Similarly, with the EyeToy and PS Move, Sony couldn't put either as their primary focus. I think with PSVR2, Sony has put more effort into a polished product than they've ever put towards EyeToy, PS Move, and PSVR combined, but it still won't be their primary focus, but it's clear that they've iterated their way from EyeToy to this. So the product you think were failures, certainly weren't.

You admitted yourself there isn't a large AAA space in the VR Market right now, yet that is exactly what it seems like Sony is creating on PSVR2. Which is a change in the very nature of the market. Horizon Call of the Mountain looks like it might be the biggest AAA VR game ever made. So the question you have to ask yourself is what is MOST important a library of catalog titles or the biggest most immersive games of the future?

Things you should consider wrt Horizon and future AAA VR games

#1 They're already in production
#2 Guerrilla isn't even making it at least not by themselves

Are we going to see Naughty Dog put all their resources to a VR game? Probably not, but this is just the beginning of VR AAA.

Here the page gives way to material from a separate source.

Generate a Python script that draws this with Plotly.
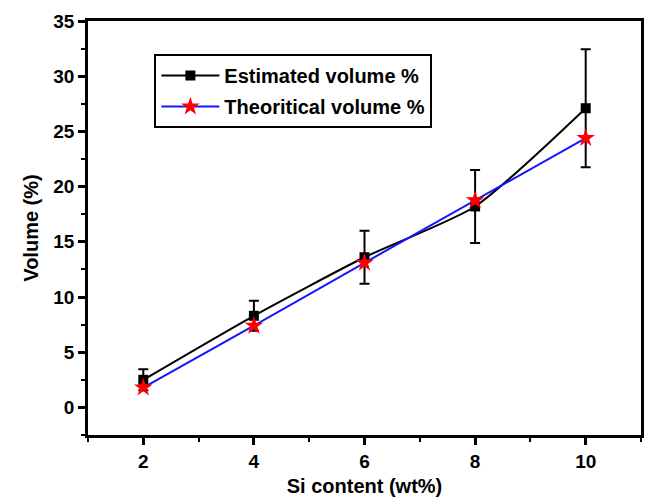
import plotly.graph_objects as go

# Si content (wt%) and volume fractions
si_content = [2, 4, 6, 8, 10]
estimated_volume = [2.5, 8.3, 13.6, 18.2, 27.1]
estimated_error = [0.95, 1.35, 2.4, 3.3, 5.35]
theoretical_volume = [1.8, 7.4, 13.1, 18.75, 24.4]

x_ticks = [2, 4, 6, 8, 10]
y_ticks = [0, 5, 10, 15, 20, 25, 30, 35]

FONT = "Liberation Sans, Arial, sans-serif"

fig = go.Figure()

fig.add_trace(go.Scatter(
    x=si_content,
    y=estimated_volume,
    mode="lines+markers",
    name="<b>Estimated volume %</b>",
    legendgroup="est",
    line=dict(color="black", width=2, shape="spline", smoothing=0.6),
    marker=dict(symbol="square", size=10, color="black"),
    error_y=dict(type="data", array=estimated_error, visible=True,
                 color="black", thickness=2, width=5),
))

fig.add_trace(go.Scatter(
    x=si_content,
    y=theoretical_volume,
    mode="lines+markers",
    name="<b>Theoritical volume %</b>",
    legendgroup="theo",
    line=dict(color="#1515ff", width=2),
    marker=dict(symbol="star", size=14, color="red"),
))

axis_common = dict(
    showline=True,
    linecolor="black",
    linewidth=2.5,
    mirror=True,
    ticks="outside",
    tickwidth=2.5,
    ticklen=7,
    tickcolor="black",
    showgrid=False,
    zeroline=False,
    tickfont=dict(family=FONT, size=19, color="black", weight="bold"),
)

fig.update_xaxes(
    **axis_common,
    range=[1, 11],
    tickvals=x_ticks,
    ticktext=[f"<b>{t}</b>" for t in x_ticks],
    minor=dict(dtick=1, tick0=1, ticks="outside", ticklen=4, tickwidth=2, tickcolor="black"),
    title=dict(text="<b>Si content (wt%)</b>", font=dict(family=FONT, size=20, color="black"), standoff=9),
)

fig.update_yaxes(
    **axis_common,
    range=[-2.5, 35],
    tickvals=y_ticks,
    ticktext=[f"<b>{t}</b>" for t in y_ticks],
    minor=dict(dtick=2.5, tick0=0, ticks="outside", ticklen=4, tickwidth=2, tickcolor="black"),
    title=dict(text="<b>Volume (%)</b>", font=dict(family=FONT, size=20, color="black"), standoff=10),
)

fig.update_layout(
    width=646,
    height=499,
    margin=dict(l=88, r=2, t=21, b=64),
    paper_bgcolor="white",
    plot_bgcolor="white",
    font=dict(family=FONT, color="black"),
    showlegend=True,
    legend=dict(
        x=0.12, y=0.92, xanchor="left", yanchor="top",
        bgcolor="white",
        bordercolor="black",
        borderwidth=2,
        font=dict(family=FONT, size=20, color="black"),
        itemwidth=58,
        tracegroupgap=2,
    ),
)

fig.write_html("out.html")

So not looking at just first party, you have Horizon AND RE4 coming out on PSVR2 in year 1... already that is probably better than anything that has come before it. I mean you kind of give it away when you recognize how epic of a game Horizon will be by saying, "I'm sure they won't do more like that."
 

Zug

Member
Sony probably did not expect the wireless Quest 2 when they started making the PSVR2, and did not want to delay it's launch for another year. Instead we'll have a wireless PSVR2v2 in 2024.